Mas, tradicionalmente, a janela tem sido imagem da citação. No início, da citação do mundo, do real. Leon Battista Alberti ( Da Pintura ,1435-36) assumiu-a como recorte ou moldura enquadrando o mundo, favorecendo o seu 'transporte' representativo para a tela e Albrecht Dürer apresentou vários instrumentos através dos quais o artista podia 'cientificamente' pintar o real. Outros implicaram-na metaforicamente no conceito de Perspectiva , "metáfora cognitiva", como Claudio Guillen , em Literature as system (12), E. Panofsky (13) e tantos outros.

No Silêncio de Sophia, como vimos, essa janela é evocação subtil que a ficção usa literalmente para enquadrar a evocação de O Grito (1893), de Munch, tornando-a, assim, metáfora do procedimento citacional, equivalente iconográfico das aspas.

Enfim, reflectir sobre esta problemática como uma das modalidades de esteticização do discurso artístico entendido como discurso de segundo nível, que se apropria de matéria estética e a re-elabora, habitado pela memória de si e pelo fantasma da tradição, como a modernidade tem afirmado, é assunto inesgotável e que continuarei a ponderar. Por agora, suspendo-me nos limites aconselhados pelo convite para homenagear um professor com lugar cativo na galeria das figuras tutelares da minha geração académica na Faculdade de Letras de Lisboa: Fernando Cristóvão.

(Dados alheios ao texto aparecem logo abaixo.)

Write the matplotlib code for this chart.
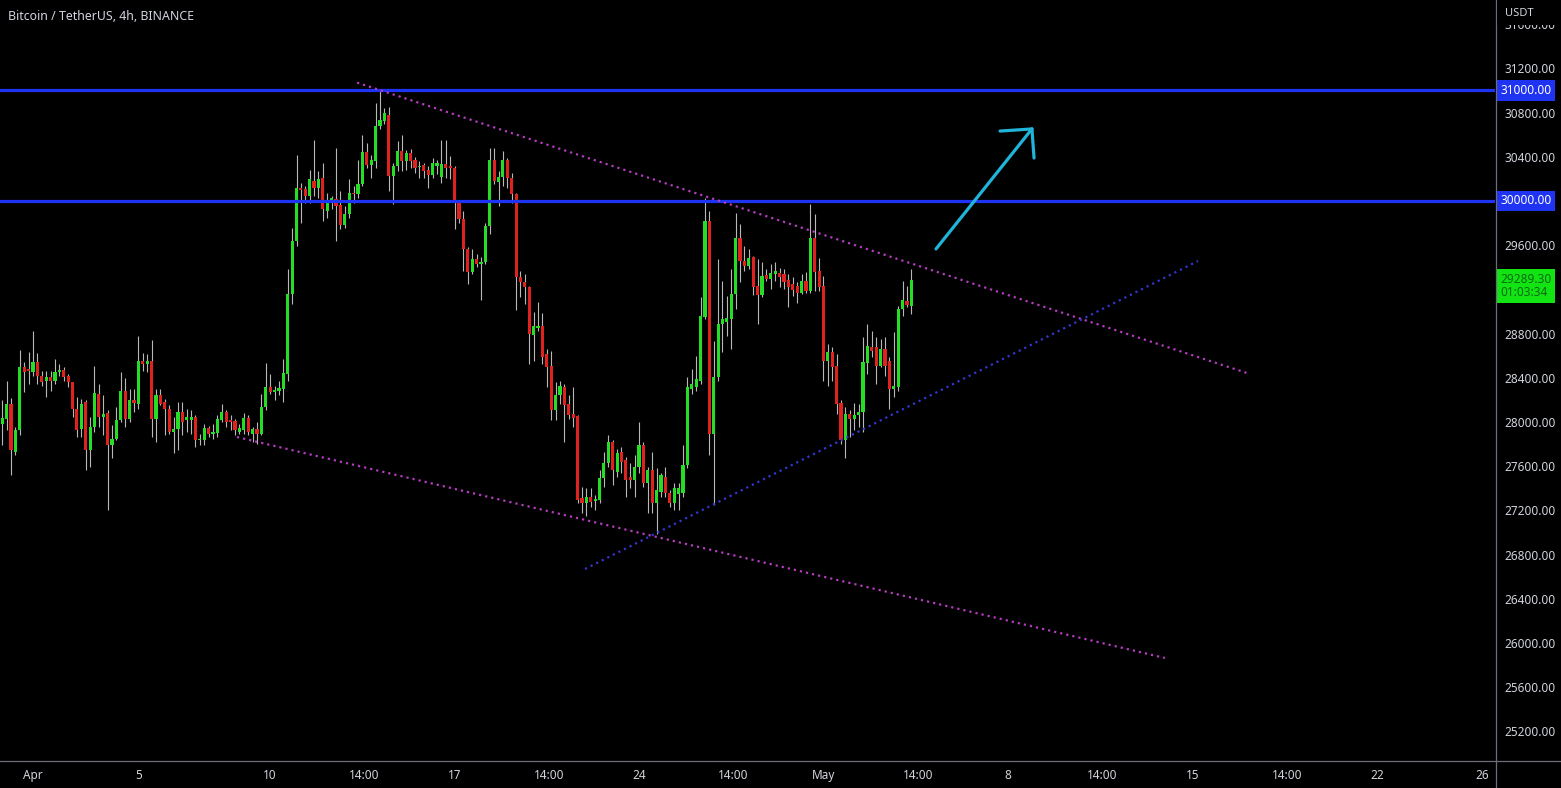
import numpy as np
import pandas as pd
import matplotlib
matplotlib.use("Agg")
import matplotlib.pyplot as plt
from matplotlib.transforms import blended_transform_factory
from matplotlib.lines import Line2D
from matplotlib.patches import Rectangle

plt.rcParams['font.family'] = ['Noto Sans', 'DejaVu Sans']

# ---- BTC/USDT 4h candles (Mar 30 20:00 -> May 4 08:00) ----
opens = [
    27985, 28030, 28165, 27730, 27925, 28495, 28480, 28450, 28540, 28420,
    28370, 28405, 28375, 28450, 28470, 28420, 28360, 28120, 27940, 28180,
    27745, 27955, 28255, 28045, 28080, 27790, 27850, 28020, 28285, 28030,
    28195, 28165, 28550, 28525, 28555, 28030, 28240, 28180, 28120, 27910,
    27940, 28090, 28015, 28015, 28045, 27835, 27835, 27950, 27895, 27900,
    28015, 28090, 28015, 28005, 27910, 27930, 28035, 27895, 27940, 27895,
    28140, 28320, 28275, 28285, 28300, 28435, 29160, 29640, 30115, 30105,
    30045, 30185, 30120, 30205, 29910, 29985, 30015, 29965, 29785, 29880,
    30075, 30060, 30150, 30445, 30330, 30360, 30675, 30720, 30780, 30225,
    30315, 30455, 30360, 30435, 30375, 30305, 30330, 30285, 30235, 30320,
    30215, 30335, 30315, 30300, 29985, 29835, 29565, 29355, 29475, 29430,
    29450, 29775, 30375, 30175, 30215, 30375, 30210, 30065, 29310, 29265,
    29220, 28790, 28850, 28870, 28615, 28510, 28105, 28240, 28320, 28165,
    28075, 28050, 27310, 27265, 27325, 27285, 27295, 27490, 27625, 27815,
    27550, 27730, 27655, 27505, 27475, 27595, 27790, 27445, 27565, 27265,
    27370, 27505, 27355, 27265, 27350, 27355, 27610, 28300, 28315, 28375,
    28950, 29820, 27890, 28405, 28885, 28905, 28935, 29158, 29669, 29460,
    29415, 29490, 29235, 29145, 29330, 29295, 29340, 29350, 29340, 29285,
    29250, 29230, 29170, 29280, 29185, 29665, 29370, 29235, 28555, 28630,
    28510, 28170, 27835, 28075, 28030, 28060, 28090, 28530, 28675, 28675,
    28510, 28660, 28555, 28300, 28315, 29020, 29095, 29050,
]
highs = [
    28195, 28375, 28220, 27955, 28650, 28540, 28630, 28820, 28625, 28465,
    28465, 28465, 28570, 28525, 28495, 28435, 28365, 28225, 28210, 28195,
    28045, 28505, 28345, 28240, 28105, 27970, 28135, 28450, 28400, 28300,
    28300, 28775, 28625, 28615, 28745, 28300, 28300, 28210, 28150, 28045,
    28180, 28180, 28120, 28110, 28060, 27895, 27985, 27960, 27985, 28060,
    28165, 28110, 28060, 28030, 27985, 28080, 28065, 27955, 28000, 28250,
    28530, 28435, 28330, 28375, 28570, 29385, 29760, 30420, 30165, 30135,
    30285, 30555, 30270, 30345, 30075, 30045, 30480, 30090, 29955, 30195,
    30135, 30375, 30595, 30525, 30420, 30885, 30995, 30840, 30855, 30345,
    30540, 30600, 30465, 30475, 30395, 30360, 30345, 30315, 30390, 30375,
    30555, 30555, 30405, 30315, 30000, 29910, 29580, 29565, 29520, 29490,
    29805, 30480, 30480, 30270, 30450, 30390, 30255, 30075, 29370, 29340,
    29235, 28995, 29085, 28985, 28660, 28645, 28360, 28375, 28345, 28240,
    28315, 28060, 27415, 27400, 27400, 27340, 27565, 27730, 27880, 27835,
    27760, 27775, 27685, 27625, 27700, 28000, 27820, 27595, 27730, 27580,
    27535, 27595, 27385, 27445, 27445, 27790, 28405, 28480, 28600, 29130,
    30030, 29905, 28735, 29475, 29280, 29140, 29385, 29895, 29790, 29595,
    29565, 29505, 29475, 29445, 29385, 29430, 29450, 29390, 29385, 29340,
    29310, 29265, 29340, 29355, 29970, 29880, 29480, 29325, 28705, 28675,
    28615, 28195, 28135, 28105, 28170, 28165, 28765, 28885, 28820, 28765,
    28750, 28765, 28585, 28810, 29050, 29280, 29235, 29385,
]
lows = [
    27790, 27925, 27520, 27700, 27880, 28270, 28345, 28420, 28345, 28330,
    28225, 28285, 28345, 28420, 28375, 28315, 28045, 27865, 27865, 27565,
    27595, 27910, 27955, 27880, 27205, 27670, 27835, 28000, 27955, 28000,
    28090, 28120, 28465, 28450, 27865, 27820, 28150, 27880, 27895, 27715,
    27745, 27880, 27910, 27895, 27775, 27790, 27790, 27865, 27850, 27865,
    28000, 27955, 27925, 27880, 27895, 27895, 27880, 27820, 27805, 27880,
    28105, 28255, 28195, 28240, 28180, 28375, 29070, 29595, 29805, 29985,
    29985, 30045, 30030, 29820, 29850, 29925, 29640, 29745, 29760, 29850,
    29985, 30030, 30135, 30300, 30210, 30300, 30650, 30700, 30090, 29970,
    30270, 30270, 30285, 30300, 30255, 30210, 30210, 30120, 30210, 30240,
    30165, 30210, 30195, 29745, 29805, 29370, 29250, 29340, 29400, 29100,
    29430, 29700, 30150, 29955, 30135, 30120, 29985, 29010, 29130, 29070,
    28525, 28555, 28825, 28525, 28315, 28015, 28015, 28165, 27820, 28030,
    27955, 27265, 27175, 27145, 27235, 27205, 27265, 27415, 27595, 27430,
    27505, 27535, 27325, 27400, 27325, 27535, 27415, 27175, 27175, 26990,
    27325, 27325, 27235, 27205, 27205, 27325, 27580, 28255, 28285, 28345,
    28935, 27700, 27250, 28375, 28630, 28780, 28665, 29025, 29265, 29370,
    29385, 29145, 28890, 29130, 29280, 29200, 29280, 29225, 29200, 29040,
    29140, 29080, 29155, 29170, 29170, 29185, 29185, 28375, 28330, 28375,
    28075, 27805, 27670, 27865, 27925, 27955, 27910, 28435, 28585, 28345,
    28495, 28420, 28120, 28225, 28285, 28960, 29040, 28975,
]
closes = [
    28035, 28165, 27745, 27925, 28495, 28450, 28465, 28540, 28420, 28360,
    28405, 28375, 28450, 28470, 28410, 28360, 28120, 27925, 28165, 27745,
    27955, 28260, 28045, 28075, 27790, 27850, 28020, 28285, 28030, 28195,
    28170, 28550, 28525, 28555, 28030, 28240, 28165, 28120, 27910, 27940,
    28090, 28000, 28045, 28045, 27835, 27850, 27950, 27895, 27910, 28025,
    28090, 28000, 28000, 27925, 27950, 28035, 27910, 27940, 27895, 28140,
    28320, 28270, 28290, 28305, 28440, 29160, 29640, 30115, 30095, 30045,
    30195, 30120, 30195, 29925, 29985, 30030, 29955, 29785, 29880, 30075,
    30060, 30155, 30445, 30330, 30375, 30675, 30735, 30795, 30225, 30315,
    30455, 30360, 30435, 30365, 30300, 30320, 30270, 30235, 30345, 30345,
    30335, 30300, 30295, 29985, 29835, 29565, 29355, 29475, 29430, 29450,
    29775, 30375, 30180, 30215, 30375, 30210, 30065, 29310, 29265, 29220,
    28795, 28865, 28865, 28585, 28495, 28105, 28240, 28330, 28150, 28060,
    28040, 27295, 27265, 27325, 27280, 27300, 27490, 27625, 27815, 27565,
    27715, 27640, 27475, 27475, 27595, 27790, 27445, 27565, 27265, 27385,
    27520, 27355, 27265, 27400, 27400, 27610, 28315, 28345, 28390, 28960,
    29820, 27890, 28405, 28885, 28930, 28945, 29158, 29669, 29460, 29415,
    29485, 29220, 29145, 29325, 29295, 29345, 29370, 29315, 29265, 29225,
    29190, 29170, 29280, 29185, 29665, 29355, 29225, 28555, 28630, 28495,
    28165, 27835, 28075, 28030, 28060, 28090, 28540, 28690, 28645, 28510,
    28660, 28510, 28300, 28330, 29020, 29100, 29060, 29289.3,
]

# ---- axis labels (30000 and 29200 sit under the level / last-price tags) ----
price_ticks = [25200, 25600, 26000, 26400, 26800, 27200, 27600, 28000, 28400,
               28800, 29600, 30400, 30800, 31200, 31600]
date_tick_times = ["2023-04-01 00:00", "2023-04-05 00:00", "2023-04-10 00:00",
                   "2023-04-13 14:00", "2023-04-17 00:00", "2023-04-20 14:00",
                   "2023-04-24 00:00", "2023-04-27 14:00", "2023-05-01 00:00",
                   "2023-05-04 14:00", "2023-05-08 00:00", "2023-05-11 14:00",
                   "2023-05-15 00:00", "2023-05-18 14:00", "2023-05-22 00:00",
                   "2023-05-26 00:00"]
date_tick_labels = ["Apr", "5", "10", "14:00", "17", "14:00", "24", "14:00",
                    "May", "14:00", "8", "14:00", "15", "14:00", "22", "26"]

# ---- drawings (day offsets from Apr 1, prices) ----
levels = [31000, 30000]
upper_trend_days, upper_trend_prices = [12.30, 46.19], [31071, 28434]
lower_trend_days, lower_trend_prices = [7.74, 42.96], [27864, 25864]
support_days, support_prices = [20.95, 44.21], [26670, 29457]
arrow_days, arrow_prices = [34.27, 37.91], [29566, 30652]
arrow_wing_days, arrow_wing_prices = [36.70, 37.99], [30633, 30389]

last_price = closes[-1]
countdown = "01:03:34"

# ---- styling ----
BG = "#000000"
UP = "#25dd25"
DOWN = "#e0221e"
WICK = "#b8b8b8"
TEXT = "#d1d4dc"
AXLINE = "#6b6e78"
LEVEL = "#1f33f2"
TREND = "#b43cbf"
SUPPORT = "#3535cf"
ARROW = "#20b4d8"

origin = pd.Timestamp("2023-04-01")
bar_times = pd.date_range("2023-03-30 20:00", periods=len(opens), freq="4h")
x = ((bar_times - origin) / pd.Timedelta(days=1)).to_numpy()
tick_times = pd.to_datetime(date_tick_times, format="%Y-%m-%d %H:%M")
tick_x = ((tick_times - origin) / pd.Timedelta(days=1)).to_numpy()

o = np.array(opens, float)
h = np.array(highs, float)
l = np.array(lows, float)
c = np.array(closes, float)
up = c >= o

W, H = 1561, 788
fig = plt.figure(figsize=(W / 100, H / 100), dpi=100, facecolor=BG)
ax_left, ax_bottom = 0.0, 27 / H
ax_w, ax_h = 1495 / W, 761 / H
ax = fig.add_axes([ax_left, ax_bottom, ax_w, ax_h], facecolor=BG)

# candles
ax.vlines(x, l, h, color=WICK, lw=0.8, zorder=2)
body_lo = np.minimum(o, c)
body_h = np.maximum(np.abs(c - o), 12)
ax.bar(x, body_h, bottom=body_lo, width=0.72 / 6,
       color=np.where(up, UP, DOWN), linewidth=0, zorder=3)

# horizontal levels
for lv in levels:
    ax.axhline(lv, color=LEVEL, lw=2.3, zorder=5)

# trend lines
dots = (0, (1, 1.8))
ax.plot(upper_trend_days, upper_trend_prices, color=TREND, lw=1.6, ls=dots, zorder=6)
ax.plot(lower_trend_days, lower_trend_prices, color=TREND, lw=1.6, ls=dots, zorder=6)
ax.plot(support_days, support_prices, color=SUPPORT, lw=1.6, ls=dots, zorder=6)

# arrow
ax.plot(arrow_days, arrow_prices, color=ARROW, lw=2.3, solid_capstyle='round', zorder=7)
for wd, wp in zip(arrow_wing_days, arrow_wing_prices):
    ax.plot([arrow_days[1], wd], [arrow_prices[1], wp], color=ARROW, lw=2.3,
            solid_capstyle='round', zorder=7)

ax.set_xlim(-33 / 26.35, (1495 - 33) / 26.35)
ax.set_ylim(24932, 31819)

for s in ax.spines.values():
    s.set_visible(False)

ax.yaxis.tick_right()
ax.set_yticks(price_ticks)
ax.set_yticklabels([f"{v:.2f}" for v in price_ticks])
ax.tick_params(axis='y', length=0, pad=6.5, labelcolor=TEXT, labelsize=8.5)
ax.set_xticks(tick_x)
ax.set_xticklabels(date_tick_labels)
ax.tick_params(axis='x', length=0, pad=5.5, labelcolor=TEXT, labelsize=8.5)

# price tags on the scale
trans = blended_transform_factory(ax.transAxes, ax.transData)
for lv in levels:
    ax.text(1.0037, lv, f"{lv:.2f}", transform=trans, ha='left', va='center',
            color='white', fontsize=8.5, clip_on=False, zorder=10,
            bbox=dict(boxstyle='square,pad=0.3', fc=LEVEL, ec='none'))
ax.annotate(f"{last_price:.2f}\n{countdown}", xy=(1.0037, last_price), xycoords=trans,
            xytext=(0, -4.6), textcoords='offset points', ha='left', va='center',
            color='#0b6b12', fontsize=8.5, linespacing=1.05, annotation_clip=False,
            zorder=10, bbox=dict(boxstyle='square,pad=0.3', fc='#12e312', ec='none'))

# panel separators
fig.add_artist(Line2D([1495.5 / W, 1495.5 / W], [0, 1], color=AXLINE, lw=0.9, zorder=4))
fig.add_artist(Line2D([0, 1], [ax_bottom, ax_bottom], color=AXLINE, lw=0.9, zorder=4))

# currency header on the price scale (hides the upper part of the top label)
fig.add_artist(Rectangle((1497 / W, 1 - 25 / H), 1 - 1497 / W, 25 / H,
                         transform=fig.transFigure, fc=BG, ec='none', zorder=5))
fig.text(1505 / W, 1 - 13 / H, "USDT", color=TEXT, fontsize=8, ha='left',
         va='center', zorder=6)

fig.text(8 / W, 1 - 16 / H, "Bitcoin / TetherUS, 4h, BINANCE", color=TEXT,
         fontsize=8.9, ha='left', va='center', zorder=6)

fig.savefig("out.png", dpi=100, facecolor=BG)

Figura sujeita às metamorfoses da nossa memória, mas sempre modalizada pelo afecto e pelo respeito.

Abril de 2004

 

(1) Edição utilizada: a de Lisboa, Livros do Brasil, s.d..

(2) Em crónicas de Março e de Outubro de 1872, ambas coligidas na recolha de Uma Campanha Alegre (Lisboa, Livros do Brasil, s.d., pp. 322/342 e 387/405).

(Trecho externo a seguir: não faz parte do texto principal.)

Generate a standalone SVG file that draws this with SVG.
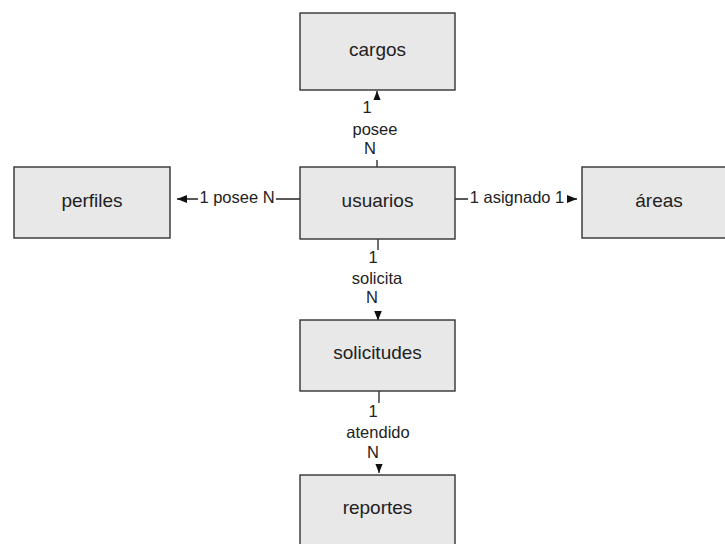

(3) Que inspira ainda hoje a ficção, como o prova o romance Lydia Cassatt lisant le journal du matin , 2002, de Harriett Scott-Cheesman e Mirèse Akar.

(4) Sophia de Mello Breyner Andresen. "O Silêncio" (1966) in Histórias da Terra e do Mar , 7ª ed., Lisboa, Texto Editora, 1994, pp. 45/55.

(5) No seu diário, Munch descreve assim a experiência que o levou a pintar o quadro:

"Eu estava a passear cá fora com dois amigos e o Sol começava a pôr-se - de repente o céu ficou vermelho, cor de sangue -. Eu parei, sentia-me exausto a apoiei-me a uma cerca - havia sangue e línguas de fogo por cima do fiorde azul-escuro e da cidade - os meus amigos continuaram a andar e eu ali fiquei, em pé, a tremer de medo - e senti um grito infindável a atravessar a Natureza ." . (cit. por Ulrich Bischoff. Munch , Lisboa, Taschen, s.d., p. 53, sublinhados meus).

A descrição de Sophia assemelha-se-lhe de modo incontornável: "Um longo grito agudo, desmedido. Um grito que atravessava as paredes, as portas, a sala, os ramos do cedro." (p.51) faz ecoar o que Munch refere.

(6) Fernando Gil. Modos da Evidência, Lisboa, Imprensa Nacional-Casa da Moeda, s.d. [ 1998 ] , p. 198.

(7) Idem. Idem, p. 211.

(8) Rudolf Arnheim. Arte & Percepção Visual. Uma Psicologia da Visão Criadora, 2ª ed., S. Paulo, Livraria Pioneira Editora, 1984, p. 409. Cf. também sobre este assunto pp. 363/400.

(9) Edição utilizada: Lisboa, Dom Quixote, 1988.

(10) Refiro-me a um ensaio que, a convite de Teolinda Gersão, integrará o volume dedicado à obra da autora na colecção "Faces de Penélope", da Roma Editora, volume no prelo e com publicação prevista ainda para 2004

(11) Laurence Durrell. Baltasar , Lisboa, Ulisseia, 1991, pp. 5/6.

(12) Princeton, Princeton University Presse, 1971; "On the Concept and Metaphor of Perspective" (1966), pp, 283/371.

(13) La Perspective comme Forme Symbolique , Paris, Minuit, 1975.